Instructor: Prof. Krish Chakrabarty
Office Hours: Tues, Thurs 11:30 AM to 12:30 PM, 161 Hudson Hall (remote until January 18), or by appointment
Class hours and classroom: Tues, Thurs 10:15 AM to 11:30 AM, Room: 222 Hudson Hall (Remote till January 18)
Textbook: M. L. Bushnell and V. D. Agrawal, Essentials of Electronic Testing, Springer, 2005.
Course TA: Jayeeta Chaudhuri
Office hours and location: Tuesday and Thursday 5-6 PM, in 161 Hudson Hall (remote until January 18).
Prerequisites: Senior/graduate standing, course in logic design. Some exposure to full-custom VLSI design, an introductory course in computer organization, basic knowledge of design and analysis of algorithms, and basic programming skills are desirable.

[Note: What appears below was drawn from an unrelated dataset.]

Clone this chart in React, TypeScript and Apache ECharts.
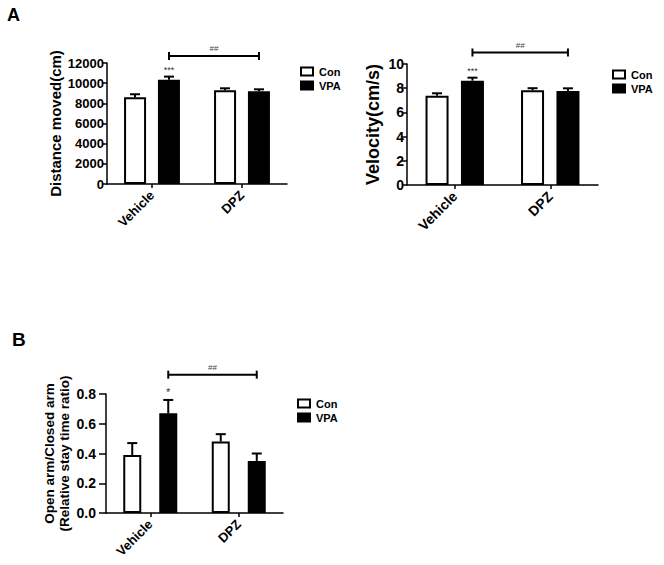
import React, { useEffect, useRef } from "react";
import * as echarts from "echarts";

const FONT = "Liberation Sans, Arial, sans-serif";

const categories = ["Vehicle", "DPZ"];
const seriesNames = ["Con", "VPA"];

// Panel A left: distance moved (cm)
const distCon = [8600, 9290];
const distConErr = [300, 200];
const distVpa = [10350, 9190];
const distVpaErr = [300, 200];
const distStars = ["***", ""];
const distBracket = 12700;
const distBracketLabel = "##";

// Panel A right: velocity (cm/s)
const velCon = [7.38, 7.83];
const velConErr = [0.2, 0.17];
const velVpa = [8.62, 7.77];
const velVpaErr = [0.25, 0.22];
const velStars = ["***", ""];
const velBracket = 10.95;
const velBracketLabel = "##";

// Panel B: open arm / closed arm
const ratioCon = [0.39, 0.48];
const ratioConErr = [0.08, 0.05];
const ratioVpa = [0.67, 0.35];
const ratioVpaErr = [0.09, 0.05];
const ratioStars = ["*", ""];
const ratioBracket = 0.93;
const ratioBracketLabel = "##";

const noStars = ["", ""];

type Panel = {
  con: number[];
  conErr: number[];
  vpa: number[];
  vpaErr: number[];
  stars: string[];
  bracket: number;
  bracketLabel: string;
  barWidth: number;
  barGap: string;
  offset: number;
  starSize: number;
};

function errorSeries(g: number, values: number[], errs: number[], offset: number, stars: string[], starSize: number) {
  return {
    type: "custom",
    xAxisIndex: g,
    yAxisIndex: g,
    silent: true,
    clip: false,
    z: 5,
    encode: { x: 0, y: 1 },
    data: values.map((v, i) => [i, v, errs[i]]),
    renderItem: (params: any, api: any) => {
      const i = api.value(0);
      const v = api.value(1);
      const e = api.value(2);
      const base = api.coord([i, v]);
      const top = api.coord([i, v + e]);
      const x = base[0] + offset;
      const children: any[] = [
        { type: "line", shape: { x1: x, y1: base[1], x2: x, y2: top[1] }, style: { stroke: "#000", lineWidth: 2 } },
        { type: "line", shape: { x1: x - 5, y1: top[1], x2: x + 5, y2: top[1] }, style: { stroke: "#000", lineWidth: 2 } },
      ];
      const s = stars[params.dataIndex];
      if (s) {
        children.push({
          type: "text",
          x,
          y: top[1] - 2,
          style: { text: s, align: "center", verticalAlign: "bottom", fontSize: starSize, fill: "#333", fontFamily: FONT },
        });
      }
      return { type: "group", children };
    },
  };
}

function bracketSeries(g: number, y: number, label: string, offset: number) {
  return {
    type: "custom",
    xAxisIndex: g,
    yAxisIndex: g,
    silent: true,
    clip: false,
    z: 5,
    encode: { x: 0, y: 2 },
    data: [[0, 1, y]],
    renderItem: (params: any, api: any) => {
      const p1 = api.coord([api.value(0), api.value(2)]);
      const p2 = api.coord([api.value(1), api.value(2)]);
      const x1 = p1[0] + offset;
      const x2 = p2[0] + offset;
      const yy = p1[1];
      return {
        type: "group",
        children: [
          { type: "line", shape: { x1, y1: yy, x2, y2: yy }, style: { stroke: "#000", lineWidth: 2 } },
          { type: "line", shape: { x1, y1: yy - 4, x2: x1, y2: yy + 4 }, style: { stroke: "#000", lineWidth: 2 } },
          { type: "line", shape: { x1: x2, y1: yy - 4, x2, y2: yy + 4 }, style: { stroke: "#000", lineWidth: 2 } },
          {
            type: "text",
            x: (x1 + x2) / 2,
            y: yy - 3,
            style: { text: label, align: "center", verticalAlign: "bottom", fontSize: 8, fill: "#444", fontFamily: FONT },
          },
        ],
      };
    },
  };
}

function barSeries(g: number, p: Panel) {
  return [
    {
      type: "bar",
      name: seriesNames[0],
      xAxisIndex: g,
      yAxisIndex: g,
      data: p.con,
      barWidth: p.barWidth,
      barGap: p.barGap,
      itemStyle: { color: "#fff", borderColor: "#000", borderWidth: 2 },
    },
    {
      type: "bar",
      name: seriesNames[1],
      xAxisIndex: g,
      yAxisIndex: g,
      data: p.vpa,
      barWidth: p.barWidth,
      barGap: p.barGap,
      itemStyle: { color: "#000", borderColor: "#000", borderWidth: 2 },
    },
    errorSeries(g, p.con, p.conErr, -p.offset, noStars, p.starSize),
    errorSeries(g, p.vpa, p.vpaErr, p.offset, p.stars, p.starSize),
    bracketSeries(g, p.bracket, p.bracketLabel, p.offset),
  ];
}

const axisLine = { show: true, lineStyle: { color: "#000", width: 1.5 } };

function xAxis(g: number, size: number) {
  return {
    type: "category",
    gridIndex: g,
    data: categories,
    axisLine,
    axisTick: { show: true, alignWithLabel: true, length: 4, lineStyle: { color: "#000", width: 1.5 } },
    axisLabel: { rotate: 45, fontWeight: "bold", fontSize: size, color: "#000", fontFamily: FONT, margin: 9 },
  };
}

function yAxis(
  g: number,
  max: number,
  interval: number,
  name: string,
  nameSize: number,
  nameGap: number,
  labelSize: number,
  labelMargin: number,
  tickLen: number,
  fmt: (v: number) => string
) {
  return {
    type: "value",
    gridIndex: g,
    min: 0,
    max,
    interval,
    name,
    nameLocation: "middle",
    nameGap,
    nameTextStyle: { fontWeight: "bold", fontSize: nameSize, color: "#000", fontFamily: FONT, lineHeight: nameSize + 2 },
    axisLine,
    splitLine: { show: false },
    axisTick: { show: true, length: tickLen, lineStyle: { color: "#000", width: 1.5 } },
    axisLabel: { fontWeight: "bold", fontSize: labelSize, color: "#000", fontFamily: FONT, margin: labelMargin, formatter: fmt },
  };
}

function legend(left: number, top: number) {
  return {
    data: seriesNames,
    orient: "vertical",
    left,
    top,
    padding: 0,
    itemWidth: 12,
    itemHeight: 8,
    itemGap: 3,
    icon: "rect",
    selectedMode: false,
    textStyle: { fontWeight: "bold", fontSize: 11, color: "#000", fontFamily: FONT, padding: [0, 0, 0, 1] },
  };
}

export default function App() {
  const ref = useRef<HTMLDivElement>(null);
  useEffect(() => {
    if (!ref.current) return;
    const chart = echarts.init(ref.current, undefined, { renderer: "svg" });
    const pDist: Panel = {
      con: distCon, conErr: distConErr, vpa: distVpa, vpaErr: distVpaErr, stars: distStars,
      bracket: distBracket, bracketLabel: distBracketLabel, barWidth: 22, barGap: "54%", offset: 17, starSize: 9,
    };
    const pVel: Panel = {
      con: velCon, conErr: velConErr, vpa: velVpa, vpaErr: velVpaErr, stars: velStars,
      bracket: velBracket, bracketLabel: velBracketLabel, barWidth: 23, barGap: "54%", offset: 17.7, starSize: 9,
    };
    const pRatio: Panel = {
      con: ratioCon, conErr: ratioConErr, vpa: ratioVpa, vpaErr: ratioVpaErr, stars: ratioStars,
      bracket: ratioBracket, bracketLabel: ratioBracketLabel, barWidth: 18, barGap: "100%", offset: 18, starSize: 11,
    };
    chart.setOption({
      animation: false,
      backgroundColor: "#fff",
      textStyle: { fontFamily: FONT },
      grid: [
        { left: 107, top: 63, width: 180, height: 121 },
        { left: 407, top: 64, width: 191, height: 121 },
        { left: 106, top: 394, width: 177, height: 119 },
      ],
      xAxis: [xAxis(0, 13), xAxis(1, 14), xAxis(2, 13)],
      yAxis: [
        yAxis(0, 12000, 2000, "Distance moved(cm)", 15, 42, 13, 3, 5, (v: number) => String(v)),
        yAxis(1, 10, 2, "Velocity(cm/s)", 18, 24, 14, 3, 5, (v: number) => String(v)),
        yAxis(2, 0.8, 0.2, "Open arm/Closed arm\n(Relative stay time ratio)", 13.5, 26, 14, 10, 7, (v: number) => v.toFixed(1)),
      ],
      legend: [legend(300, 66), legend(612, 69), legend(297, 398)],
      graphic: [
        { type: "text", left: 7, top: 6, style: { text: "A", fontSize: 18, fontWeight: "bold", fill: "#000", fontFamily: FONT } },
        { type: "text", left: 12, top: 330, style: { text: "B", fontSize: 19, fontWeight: "bold", fill: "#000", fontFamily: FONT } },
      ],
      series: [...barSeries(0, pDist), ...barSeries(1, pVel), ...barSeries(2, pRatio)],
    });
    return () => chart.dispose();
  }, []);
  return (
    <div
      ref={ref}
      style={{ position: "fixed", left: 0, top: 0, width: 664, height: 565, background: "#fff" }}
    />
  );
}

Please refer to this PDF file for information about lecture schedule
Course Outline: This course will examine in depth the theory and practice of fault analysis, test generation, and design for testability for digital VLSI circuits and systems. Testing tools and systematic design-for-test (DFT) methodologies are necessary to handle design complexity, ensure reliable operation, and achieve short time-to-market. The topics to be covered in the course include: fault modeling; fault simulation; test generation algorithms; testability measures; design for testability and scan design; built-in self-test, delay testing; wafer-level burn-in and test; memory testing; system-on-a-chip test; test compression. Grading will be based on homework assignments, two in-class exams, and a term project, which may be either a research survey, testing of a chip from a previous class or research project that has been fabricated using MOSIS, or a software implementation of a test methodology. Students will get a chance to use commercial DFT tools such as EncounterTest from Cadence, Fastscan from Mentor Graphics, and Tetramax from Synopsys. Current research issues, including topics suitable for M.S. and Ph.D. research will also be discussed.
For an overview of the VLSI Testing field and the academic and professional community associated with it, please look up the IEEE Test Technology Technical Council (TTTC) website.
Homeworks and Exams: There will four evenly-spaced homeworks in the form of problem sets. These will be based on the lecture material. Two in-class exams, scheduled for February 22 and April 12, respectively, will test basic understanding of the concepts presented in the class.
Grading Policy: Four homeworks-20%, Exam I-25%, Exam II- 25%, Project-30%.
Note that there will be a penalty of 10% per day on late homework and lab
submissions. Late homework and lab submissions will not be accepted after
three days. Please do not try these excuses! Please be legible and clear so that your homework is readable.